◆ WHAT TO DO ◆
Please, without the pictures, retype exactly the lines from the start of the material through the line that holds "watermark_txt = 'ربات کدال ۷۲۴'".

◆ RECORDS FOR THIS TASK ◆
-----
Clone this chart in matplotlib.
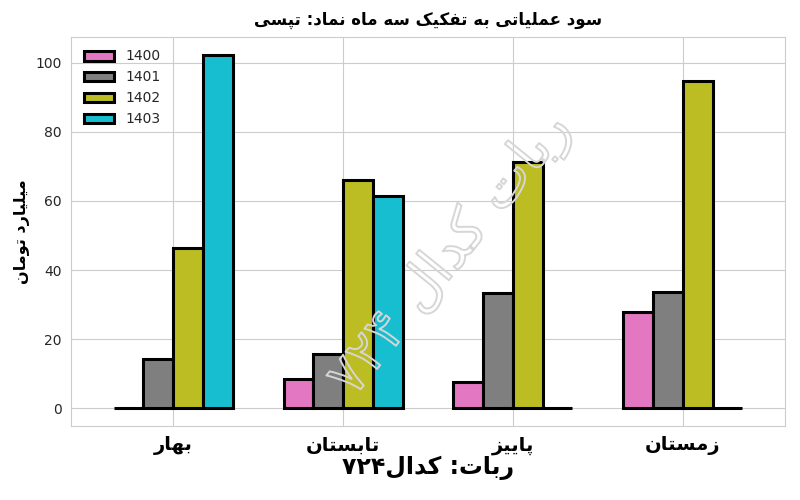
import numpy as np
import matplotlib
matplotlib.use('Agg')
import matplotlib.pyplot as plt
import matplotlib.patheffects as pe
import seaborn as sns

# Data
seasons = ['بهار', 'تابستان', 'پاییز', 'زمستان']
years = ['1400', '1401', '1402', '1403']
v1400 = [0.0, 8.4, 7.6, 27.9]
v1401 = [14.2, 15.7, 33.4, 33.7]
v1402 = [46.5, 66.0, 71.2, 94.8]
v1403 = [102.3, 61.3, 0.0, 0.0]
colors = ['#e377c2', '#7f7f7f', '#bcbd22', '#17becf']

title_txt = 'سود عملیاتی به تفکیک سه ماه نماد: تپسی'
ylabel_txt = 'میلیارد تومان'
footer_txt = 'ربات: کدال۷۲۴'
watermark_txt = 'ربات کدال ۷۲۴'

# Minimal Persian shaping (matplotlib has no RTL / joining support)
# forms: isolated, final, initial, medial
FORMS = {
    'ا': ('\uFE8D', '\uFE8E', None, None),
    'ب': ('\uFE8F', '\uFE90', '\uFE91', '\uFE92'),
    'پ': ('\uFB56', '\uFB57', '\uFB58', '\uFB59'),
    'ت': ('\uFE95', '\uFE96', '\uFE97', '\uFE98'),
    'د': ('\uFEA9', '\uFEAA', None, None),
    'ر': ('\uFEAD', '\uFEAE', None, None),
    'ز': ('\uFEAF', '\uFEB0', None, None),
    'س': ('\uFEB1', '\uFEB2', '\uFEB3', '\uFEB4'),
    'ع': ('\uFEC9', '\uFECA', '\uFECB', '\uFECC'),
    'ف': ('\uFED1', '\uFED2', '\uFED3', '\uFED4'),
    'ک': ('\uFB8E', '\uFB8F', '\uFB90', '\uFB91'),
    'ل': ('\uFEDD', '\uFEDE', '\uFEDF', '\uFEE0'),
    'م': ('\uFEE1', '\uFEE2', '\uFEE3', '\uFEE4'),
    'ن': ('\uFEE5', '\uFEE6', '\uFEE7', '\uFEE8'),
    'ه': ('\uFEE9', '\uFEEA', '\uFEEB', '\uFEEC'),
    'و': ('\uFEED', '\uFEEE', None, None),
    'ی': ('\uFBFC', '\uFBFD', '\uFBFE', '\uFBFF'),
}
DIGITS = set('۰۱۲۳۴۵۶۷۸۹0123456789')


def fa(text):
    out = []
    for i, ch in enumerate(text):
        if ch not in FORMS:
            out.append(ch)
            continue
        prev = text[i - 1] if i > 0 else ''
        nxt = text[i + 1] if i + 1 < len(text) else ''
        pj = prev in FORMS and FORMS[prev][2] is not None
        nj = nxt in FORMS
        iso, fin, ini, med = FORMS[ch]
        if ini is None:
            out.append(fin if pj else iso)
        elif pj and nj:
            out.append(med)
        elif pj:
            out.append(fin)
        elif nj:
            out.append(ini)
        else:
            out.append(iso)
    # reverse for display, keeping digit runs in order
    runs, cur = [], ''
    for ch in out:
        if cur and ((ch in DIGITS) != (cur[-1] in DIGITS)):
            runs.append(cur)
            cur = ''
        cur += ch
    runs.append(cur)
    res = []
    for r in reversed(runs):
        res.append(r if r[0] in DIGITS else r[::-1])
    return ''.join(res)


sns.set_style('whitegrid')
plt.rcParams['font.family'] = ['DejaVu Sans']

fig = plt.figure(figsize=(8, 5), dpi=100)
ax = fig.add_axes([0.089, 0.148, 0.892, 0.778])

x = np.arange(len(seasons))
w = 0.175
series = [v1400, v1401, v1402, v1403]
for k, (vals, lab, col) in enumerate(zip(series, years, colors)):
    ax.bar(x + (k - 1.5) * w, vals, width=w, color=col, edgecolor='black',
           linewidth=2.2, label=lab, zorder=3)

ymax = max(max(s) for s in series)
ax.set_ylim(-0.05 * ymax, 1.05 * ymax)
ax.set_xlim(-0.6, 3.6)
ax.set_xticks(x)
ax.set_xticklabels([fa(s) for s in seasons], fontsize=14, fontweight='bold',
                   color='black')
ax.tick_params(axis='y', labelsize=10)
ax.set_ylabel(fa(ylabel_txt), fontsize=11.5, fontweight='bold', color='black')
ax.yaxis.set_label_coords(-0.058, 0.5)
ax.set_title(fa(title_txt), fontsize=12, fontweight='bold', color='black',
             pad=9)
ax.legend(loc='upper left', fontsize=10, handlelength=2.2, frameon=False)

# footer centred under the axes
ax.text(0.5, -0.108, fa(footer_txt), transform=ax.transAxes, ha='center',
        va='center', fontsize=17, fontweight='bold', color='black')

# hollow watermark
ax.text(0.532, 0.44, fa(watermark_txt), transform=ax.transAxes, ha='center',
        va='center', rotation=51, fontsize=40, color=(1, 1, 1, 0),
        zorder=5,
        path_effects=[pe.Stroke(linewidth=1.4, foreground='#d6d6d6')])

fig.savefig('out.png', dpi=100)
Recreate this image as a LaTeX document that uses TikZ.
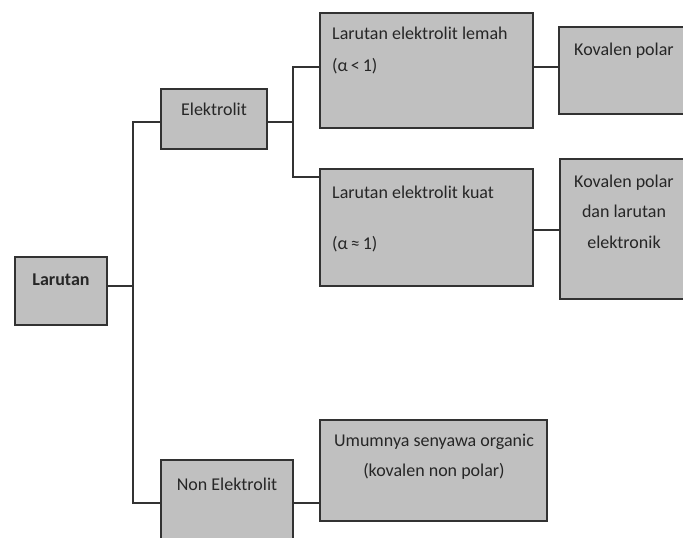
\documentclass[tikz,border=0pt]{standalone}
\usepackage{fontspec}
\setmainfont{Carlito}
\definecolor{boxfill}{RGB}{192,192,192}
\definecolor{edge}{RGB}{50,50,50}
\tikzset{
  box/.style={draw=edge, line width=1.3pt, fill=boxfill, anchor=north west, inner sep=0pt, outer sep=0pt},
  txt/.style={anchor=base, inner sep=0pt, font=\fontsize{18}{21}\selectfont, text=black!85},
  txtl/.style={txt, anchor=base west},
  conn/.style={draw=edge, line width=1.3pt}
}
\begin{document}
\begin{tikzpicture}[x=1pt, y=-1pt]
\useasboundingbox (0,0) rectangle (683,538);
\clip (0,0) rectangle (683,538);
\fill[white] (0,0) rectangle (683,538);
% boxes
\node[box, minimum width=92pt, minimum height=68pt] (larutan) at (15,257) {};
\node[box, minimum width=106pt, minimum height=60pt] (elek) at (161,89) {};
\node[box, minimum width=132pt, minimum height=110pt] (non) at (161,460) {};
\node[box, minimum width=213pt, minimum height=115pt] (lemah) at (320,13) {};
\node[box, minimum width=213pt, minimum height=117pt] (kuat) at (320,169) {};
\node[box, minimum width=227pt, minimum height=101pt] (umum) at (320,420) {};
\node[box, minimum width=134pt, minimum height=87pt] (kovpolar) at (559,27) {};
\node[box, minimum width=134pt, minimum height=140pt] (kovdan) at (560,159) {};
% texts
\node[txt, font=\fontsize{18}{21}\selectfont\bfseries] (tlarutan) at (61,285) {Larutan};
\node[txt] (telek) at (214,115) {Elektrolit};
\node[txt] (tnon) at (227,490) {Non Elektrolit};
\node[txtl] (tlemah1) at (332,39) {Larutan elektrolit lemah};
\node[txtl] (tlemah2) at (332,71) {(α\,<\,1)};
\node[txtl] (tkuat1) at (332,198) {Larutan elektrolit kuat};
\node[txtl] (tkuat2) at (332,249) {(α\,≈\,1)};
\node[txt] (tumum1) at (434,446) {Umumnya senyawa organic};
\node[txt] (tumum2) at (434,476) {(kovalen non polar)};
\node[txt] (tkov) at (624,55) {Kovalen polar};
\node[txt] (tkd1) at (624,187) {Kovalen polar};
\node[txt] (tkd2) at (624,217) {dan larutan};
\node[txt] (tkd3) at (624,248) {elektronik};
% connectors
\draw[conn] ([yshift=-29pt]larutan.north east) -- ++(26,0);
\draw[conn] ([yshift=-33pt]elek.north west) -- ++(-28,0) |- ([yshift=-43pt]non.north west);
\draw[conn] ([yshift=-33pt]elek.north east) -- ++(26,0);
\draw[conn] ([yshift=-54pt]lemah.north west) -- ++(-27,0) |- ([yshift=-8pt]kuat.north west);
\draw[conn] ([yshift=-54pt]lemah.north east) -- ([yshift=-40pt]kovpolar.north west);
\draw[conn] ([yshift=-61pt]kuat.north east) -- ([yshift=-71pt]kovdan.north west);
\draw[conn] ([yshift=-43pt]non.north east) -- ([yshift=-83pt]umum.north west);
\end{tikzpicture}
\end{document}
-----
◆ FINISHED ANSWER ◆
Clone this chart in matplotlib.
import numpy as np
import matplotlib
matplotlib.use('Agg')
import matplotlib.pyplot as plt
import matplotlib.patheffects as pe
import seaborn as sns

# Data
seasons = ['بهار', 'تابستان', 'پاییز', 'زمستان']
years = ['1400', '1401', '1402', '1403']
v1400 = [0.0, 8.4, 7.6, 27.9]
v1401 = [14.2, 15.7, 33.4, 33.7]
v1402 = [46.5, 66.0, 71.2, 94.8]
v1403 = [102.3, 61.3, 0.0, 0.0]
colors = ['#e377c2', '#7f7f7f', '#bcbd22', '#17becf']

title_txt = 'سود عملیاتی به تفکیک سه ماه نماد: تپسی'
ylabel_txt = 'میلیارد تومان'
footer_txt = 'ربات: کدال۷۲۴'
watermark_txt = 'ربات کدال ۷۲۴'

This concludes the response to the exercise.